Another concern would be Rashford himself. Fans will be happy that playing Sancho as a false-9 would put Rashford on the left wing - which is Rashford’s preferred position and the one fans and media consider to be his best position. However Rashford is recently on the record saying he enjoys playing as a striker now too, and the reality is in his most recent two full seasons Rashford’s most productive position has come away from the left wing.

Rashford isn’t a center forward and when he plays there he can have the tendency to disappear from games. He’s not a left winger either, and when there’s no space to attack in behind he can easily become invisible. Rather, Rashford is more of a second forward - sometimes coming from off the left - who relies on space created for him by a teammate. It’s easy to see why he thrives with a false-9, but when centerbacks don’t follow the striker into midfield and leave space for him to attack, he struggles. That’s likely a big reason for the big drop off in form away from Old Trafford last year.

Sancho playing as a false-9 with Rashford on the left against clubs that may pin United deep and leave space in behind would sound ideal, but it’s also not necessary. Playing on the left wing requires a lot more defensive work, and Rashford doesn’t do much of that. That was the main driver behind Ten Hag moving Rashford to striker last season while playing Wout Weghorst as the 10.

In those games Rashford doesn’t need the false-9 to create space for him. If he plays down the middle he can focus his energy more on attacking, which is how he was nearly unplayable in the second half at the Nou Camp.

Once again Rashford is going to be a key player for United this season. If he’s fit, he’s going to play about 80 percent of the available minutes. Minimizing the amount of times he has to work hard defensively can play a crucial role in his longevity.

There’s one other thing to consider, and that’s how Alejandro Garnacho’s continued emergence will factor in.
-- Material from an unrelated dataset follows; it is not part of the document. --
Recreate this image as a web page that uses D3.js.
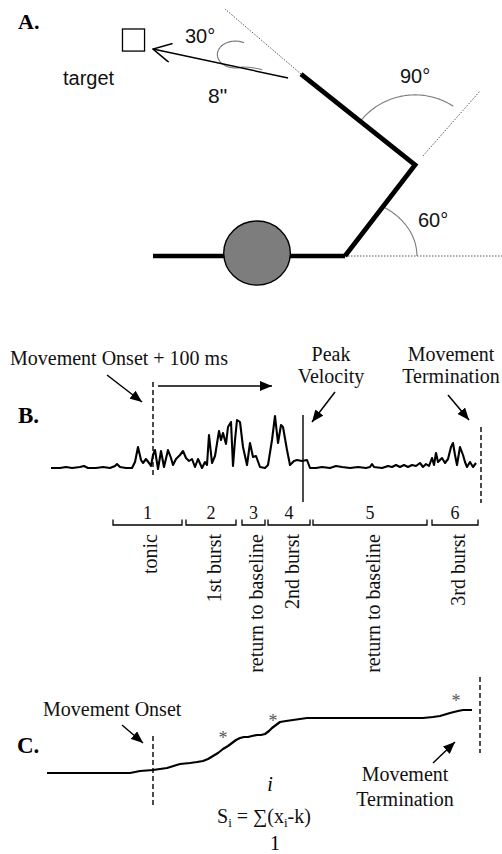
<!DOCTYPE html>
<html>
<head>
<meta charset="utf-8">
<script src="https://cdn.jsdelivr.net/npm/d3@7"></script>
<style>
  html, body { margin: 0; padding: 0; background: #fff; }
  svg { display: block; }
</style>
</head>
<body>
<script>
// ---------------- Panel A: arm posture (inches, shoulder at origin, y up) ----------------
const torso = [[-11.13, 0], [0, 0]];
const head = { cx: -5.10, cy: 0.17, rx: 1.93, ry: 1.86 };
const arm = [[0, 0], [4.06, 5.28], [-2.55, 10.55]];          // shoulder, elbow, hand
const guides = [
  [[-2.55, 10.55], [-6.96, 14.32]],                           // upper-arm extension
  [[4.52, 5.80], [7.83, 9.57]],                               // forearm extension
  [[0, 0], [9.1, 0]]                                          // shoulder horizontal
];
const reach = [[-3.30, 10.32], [-11.13, 12.0]];              // 8" movement to target
const targetBox = { cx: -12.26, cy: 12.52, size: 1.28 };
const angleLabels = ["60°", "90°", "30°"];
const reachLabel = '8"';

// ---------------- Panel B: rectified EMG (time, amplitude) ----------------
const emg = [
  [0,0],[9,0],[15,1],[21,0],[29,1],[33,2],[37,0],[45,0],[52,1],[59,0],[64,2],[66,4],[69,1],
  [75,0],[81,0],[84,6],[87,21],[90,8],[92,5],[95,9],[98,5],[100,2],[102,13],[104,18],[107,-1],
  [110,17],[113,1],[117,18],[120,10],[122,3],[125,9],[129,13],[132,17],[135,10],[138,7],[141,9],
  [144,1],[147,9],[151,0],[154,6],[156,3],[158,33],[161,5],[164,12],[168,37],[170,28],[172,35],
  [175,24],[177,41],[180,46],[182,2],[184,28],[186,48],[189,46],[192,21],[196,3],[199,25],
  [202,11],[205,12],[209,1],[214,0],[217,3],[221,28],[224,52],[227,25],[230,43],[232,41],
  [236,18],[239,3],[243,7],[246,8],[251,7],[256,8],[259,0],[265,0],[271,1],[279,0],[285,2],
  [291,1],[299,0],[307,1],[315,0],[319,1],[321,4],[323,1],[331,0],[337,2],[341,1],[345,3],
  [349,1],[353,3],[357,1],[361,3],[365,2],[369,5],[372,1],[375,4],[378,2],[381,10],[383,3],
  [385,15],[387,6],[389,8],[391,10],[394,5],[397,9],[400,21],[402,25],[404,13],[406,3],
  [409,21],[412,13],[414,6],[416,1],[419,6],[422,1],[425,5]
];
const emgEvents = { onsetPlus100: 102, peakVelocity: 252, termination: 430 };
const phaseNumbers = ["1", "2", "3", "4", "5", "6"];
const phaseNames = ["tonic", "1st burst", "return to baseline", "2nd burst", "return to baseline", "3rd burst"];
const phaseStart = [62, 135, 191, 217, 262, 381];
const phaseEnd   = [131, 185, 214, 259, 376, 427];

// ---------------- Panel C: cumulative sum S_i ----------------
const cusum = [
  [0,0],[83,0],[93,2],[106,3],[120,5],[133,9],[143,10],[150,11],[156,12],[161,14],[166,17],
  [171,20],[176,24],[181,27],[185,30],[189,33],[193,35],[197,36],[201,36],[205,37],[210,38],
  [214,38],[218,39],[222,42],[225,45],[229,48],[233,51],[239,52],[246,53],[253,54],[260,55],
  [293,55],[326,55],[360,55],[376,55],[386,56],[393,57],[403,60],[411,62],[416,63],[425,63]
];
const cusumStars = [[176, 38], [226, 55], [409, 75]];
const cusumEvents = { onset: 106, termination: 433 };

// ---------------- drawing ----------------
const W = 502, H = 854;
const SANS = "'Liberation Sans', Arial, sans-serif";
const SERIF = "'Liberation Serif', 'Times New Roman', serif";

const svg = d3.select("body").append("svg").attr("width", W).attr("height", H);
const defs = svg.append("defs");
defs.append("marker").attr("id", "solidHead")
  .attr("viewBox", "0 0 12 10").attr("refX", 12).attr("refY", 5)
  .attr("markerWidth", 12).attr("markerHeight", 10)
  .attr("markerUnits", "userSpaceOnUse").attr("orient", "auto")
  .append("path").attr("d", "M0,0 L12,5 L0,10 Z").attr("fill", "#000");
defs.append("marker").attr("id", "openHead")
  .attr("viewBox", "0 0 20 20").attr("refX", 19).attr("refY", 10)
  .attr("markerWidth", 20).attr("markerHeight", 20)
  .attr("markerUnits", "userSpaceOnUse").attr("orient", "auto")
  .append("path").attr("d", "M1,0.5 L19,10 L1,19.5").attr("fill", "none")
  .attr("stroke", "#000").attr("stroke-width", 1.5);

const line = d3.line();

// ===== Panel A =====
const pxPerInch = 17.25;
const xA = d3.scaleLinear().domain([0, 1]).range([345, 345 + pxPerInch]);
const yA = d3.scaleLinear().domain([0, 1]).range([256, 256 - pxPerInch]);
const pA = p => [xA(p[0]), yA(p[1])];
const gA = svg.append("g");

const dirDeg = (a, b) => Math.atan2(b[1] - a[1], b[0] - a[0]) * 180 / Math.PI;
const forearmDir = dirDeg(arm[0], arm[1]);
const upperDir = dirDeg(arm[1], arm[2]);
const rad = d => d * Math.PI / 180;

// dotted guide lines
guides.forEach(g => {
  gA.append("path").attr("d", line(g.map(pA)))
    .attr("stroke", "#555").attr("stroke-width", 1).attr("stroke-dasharray", "1.5,1.5")
    .attr("fill", "none");
});

// angle arcs
const arcColor = "#7a7a7a";
// 60°: elliptical arc at the shoulder
const shoulderArc = d3.range(0, forearmDir + 0.01, 1).map(t => {
  const rx = 4.17, ry = 3.36, th = rad(t);
  const r = 1 / Math.sqrt(Math.cos(th) ** 2 / rx ** 2 + Math.sin(th) ** 2 / ry ** 2);
  return pA([arm[0][0] + r * Math.cos(th), arm[0][1] + r * Math.sin(th)]);
});
gA.append("path").attr("d", line(shoulderArc)).attr("fill", "none")
  .attr("stroke", arcColor).attr("stroke-width", 1.1);
// 90°: arc at the elbow
const elbowArc = d3.range(forearmDir + 4.5, upperDir + 0.01, 1).map(t => {
  const r = 4.06, th = rad(t);
  return pA([arm[1][0] + r * Math.cos(th), arm[1][1] + r * Math.sin(th)]);
});
gA.append("path").attr("d", line(elbowArc)).attr("fill", "none")
  .attr("stroke", arcColor).attr("stroke-width", 1.1);
// 30°: hook between upper-arm extension and movement direction
const hookC = [-6.35, 11.68];
const hook = d3.range(62, 296, 4).map(t => {
  const th = rad(t);
  return pA([hookC[0] + 1.05 * Math.cos(th), hookC[1] + 0.78 * Math.sin(th)]);
});
hook.push(pA([-5.35, 10.93]));
hook.push(pA([-4.80, 10.80]));
gA.append("path").attr("d", d3.line().curve(d3.curveBasis)(hook)).attr("fill", "none")
  .attr("stroke", arcColor).attr("stroke-width", 1.1);

// torso line and head
gA.append("path").attr("d", line(torso.map(pA)))
  .attr("stroke", "#000").attr("stroke-width", 4.5).attr("fill", "none");
gA.append("ellipse")
  .attr("cx", xA(head.cx)).attr("cy", yA(head.cy))
  .attr("rx", xA(head.rx) - xA(0)).attr("ry", yA(0) - yA(head.ry))
  .attr("fill", "#7d7d7d").attr("stroke", "#000").attr("stroke-width", 1.4);

// arm segments
gA.append("path").attr("d", line(arm.map(pA)))
  .attr("stroke", "#000").attr("stroke-width", 4.8).attr("fill", "none")
  .attr("stroke-linejoin", "miter");

// movement vector and target
gA.append("path").attr("d", line(reach.map(pA)))
  .attr("stroke", "#000").attr("stroke-width", 1.5).attr("fill", "none")
  .attr("marker-end", "url(#openHead)");
const half = targetBox.size / 2;
gA.append("rect")
  .attr("x", xA(targetBox.cx - half)).attr("y", yA(targetBox.cy + half))
  .attr("width", xA(targetBox.size) - xA(0)).attr("height", yA(0) - yA(targetBox.size))
  .attr("fill", "none").attr("stroke", "#000").attr("stroke-width", 1.3);

// Panel A text
const txtA = (x, y, s, size) => gA.append("text").attr("x", x).attr("y", y)
  .attr("font-family", SANS).attr("font-size", size).attr("fill", "#111").text(s);
txtA(63, 85, "target", 20);
txtA(185, 43, angleLabels[2], 20);
txtA(400, 83, angleLabels[1], 20);
txtA(418, 227, angleLabels[0], 20);
txtA(208, 103, reachLabel, 21);
svg.append("text").attr("x", 18).attr("y", 29).attr("font-family", SERIF)
  .attr("font-weight", "bold").attr("font-size", 22).text("A.");

// ===== Panel B =====
const xB = d3.scaleLinear().domain([0, 426]).range([51, 477]);
const yB = d3.scaleLinear().domain([0, 60]).range([468, 408]);
const gB = svg.append("g");

gB.append("path")
  .attr("d", d3.line().x(d => xB(d[0])).y(d => yB(d[1]))(emg))
  .attr("fill", "none").attr("stroke", "#000").attr("stroke-width", 2.1)
  .attr("stroke-linejoin", "round");

gB.append("line")
  .attr("x1", xB(emgEvents.onsetPlus100)).attr("x2", xB(emgEvents.onsetPlus100))
  .attr("y1", 382).attr("y2", 477)
  .attr("stroke", "#000").attr("stroke-width", 1.4).attr("stroke-dasharray", "5,3");
gB.append("line")
  .attr("x1", xB(emgEvents.peakVelocity)).attr("x2", xB(emgEvents.peakVelocity))
  .attr("y1", 415).attr("y2", 502)
  .attr("stroke", "#000").attr("stroke-width", 1.4);
gB.append("line")
  .attr("x1", xB(emgEvents.termination)).attr("x2", xB(emgEvents.termination))
  .attr("y1", 427).attr("y2", 503)
  .attr("stroke", "#000").attr("stroke-width", 1.4).attr("stroke-dasharray", "5,3");

const arrow = (g, x1, y1, x2, y2) => g.append("line")
  .attr("x1", x1).attr("y1", y1).attr("x2", x2).attr("y2", y2)
  .attr("stroke", "#000").attr("stroke-width", 1.5).attr("marker-end", "url(#solidHead)");

const xOn = xB(emgEvents.onsetPlus100), xPk = xB(emgEvents.peakVelocity), xTm = xB(emgEvents.termination);
arrow(gB, xOn - 46, 375, xOn - 11, 402);
arrow(gB, xOn + 5, 386, xOn + 119, 386);
arrow(gB, xPk + 32, 392, xPk + 9, 422);
arrow(gB, xTm - 33, 395, xTm - 12, 420);

const txtS = (g, x, y, s, size, anchor) => g.append("text").attr("x", x).attr("y", y)
  .attr("font-family", SERIF).attr("font-size", size)
  .attr("text-anchor", anchor || "start").attr("fill", "#111").text(s);
txtS(gB, 10, 365, "Movement Onset + 100 ms", 20);
txtS(gB, 331, 361, "Peak", 20, "middle");
txtS(gB, 331, 383, "Velocity", 20, "middle");
txtS(gB, 451, 361, "Movement", 20, "middle");
txtS(gB, 451, 383, "Termination", 20, "middle");
svg.append("text").attr("x", 18).attr("y", 423).attr("font-family", SERIF)
  .attr("font-weight", "bold").attr("font-size", 23).text("B.");

// phase brackets
phaseNumbers.forEach((n, i) => {
  const x0 = xB(phaseStart[i]), x1 = xB(phaseEnd[i]), xm = (x0 + x1) / 2;
  gB.append("path").attr("d", `M${x0},519.5 V525 H${x1} V519.5`)
    .attr("fill", "none").attr("stroke", "#000").attr("stroke-width", 1.3);
  txtS(gB, xm, 519, n, 18, "middle");
  gB.append("text")
    .attr("transform", `translate(${xm + 3},534) rotate(-90)`)
    .attr("dy", "0.33em").attr("text-anchor", "end")
    .attr("font-family", SERIF).attr("font-size", 20).attr("fill", "#111")
    .text(phaseNames[i]);
});

// ===== Panel C =====
const xC = d3.scaleLinear().domain([0, 425]).range([47, 472]);
const yC = d3.scaleLinear().domain([0, 63]).range([773, 710]);
const gC = svg.append("g");

gC.append("path")
  .attr("d", d3.line().x(d => xC(d[0])).y(d => yC(d[1]))(cusum))
  .attr("fill", "none").attr("stroke", "#000").attr("stroke-width", 2.2)
  .attr("stroke-linejoin", "round");

gC.append("line")
  .attr("x1", xC(cusumEvents.onset)).attr("x2", xC(cusumEvents.onset))
  .attr("y1", 736).attr("y2", 808)
  .attr("stroke", "#000").attr("stroke-width", 1.4).attr("stroke-dasharray", "5,3");
gC.append("line")
  .attr("x1", xC(cusumEvents.termination)).attr("x2", xC(cusumEvents.termination))
  .attr("y1", 677).attr("y2", 753)
  .attr("stroke", "#000").attr("stroke-width", 1.4).attr("stroke-dasharray", "5,3");

cusumStars.forEach(s => {
  gC.append("text").attr("x", xC(s[0])).attr("y", yC(s[1]) + 9)
    .attr("text-anchor", "middle").attr("font-family", SERIF).attr("font-size", 18)
    .attr("fill", "#555").text("*");
});

const xCo = xC(cusumEvents.onset), xCt = xC(cusumEvents.termination);
arrow(gC, xCo - 31, 725, xCo - 10, 743);
arrow(gC, xCt - 47, 763, xCt - 25, 742);

txtS(gC, 43, 716, "Movement Onset", 20);
txtS(gC, 405, 781, "Movement", 20, "middle");
txtS(gC, 405, 806, "Termination", 20, "middle");
svg.append("text").attr("x", 17).attr("y", 753).attr("font-family", SERIF)
  .attr("font-weight", "bold").attr("font-size", 23).text("C.");

// CUSUM formula
gC.append("text").attr("x", 270).attr("y", 791).attr("text-anchor", "middle")
  .attr("font-family", SERIF).attr("font-style", "italic").attr("font-size", 20).text("i");
const f = gC.append("text").attr("x", 217).attr("y", 823)
  .attr("font-family", SERIF).attr("font-size", 20).attr("fill", "#111");
f.append("tspan").text("S");
f.append("tspan").attr("font-size", 13).attr("dy", 4).text("i");
f.append("tspan").attr("dy", -4).text(" = ∑(x");
f.append("tspan").attr("font-size", 13).attr("dy", 4).text("i");
f.append("tspan").attr("dy", -4).text("-k)");
gC.append("text").attr("x", 275).attr("y", 850).attr("text-anchor", "middle")
  .attr("font-family", SERIF).attr("font-size", 20).text("1");
</script>
</body>
</html>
Last season the 18 year old burst onto the scene and quickly made a case to jump ahead of Sancho in the pecking order on the left wing. This year fans want to see more of him and see him take another step forward.

In order to take that step forward, he needs to play. That’s not particularly ideal when he plays the “same” position as Rashford. If you lock Rashford onto the left wing, you’re essentially blocking Garnacho.

Rasmus Hojlund is not going to start right away. Given Garnacho’s deficiencies defensivel, I’d say Sancho is the more likely starter when Wolves come to Old Trafford. Will that be flanking Rashford as the left wing or as a false-9 with Rashford on the left wing? That remains unclear.

For what it’s worth, we’ve hardly seen Rashford and Sancho play together in the preseason. When Rashford has played he’s lined up as the center forward.

At some point Hojlund is going to be plan A. Unless Antony is making huge steps forward and Garnacho isn’t, plan B should continue to be Rashford playing down the middle.

Despite the newscycle now forcing people to make sweeping predictions usually based on nothing more than the most recent match, football seasons are in fact long. Players are going to have drops in form. They’re going to get injured and be unavailable for a myriad of reasons. No one goes through the season with just plan A and plan B. At some point you’re going to need to dig deep.

Having Jadon Sancho be able to step in as a false-9 is a great new wrinkle for Ten Hag to have in his pocket. It’ll make United a much deeper team. But for now, Ten Hag shouldn’t in a rush to pull it out. If United want to be successful this season they’ll need a better plan B than this.

For a plan C, you could do a lot worse.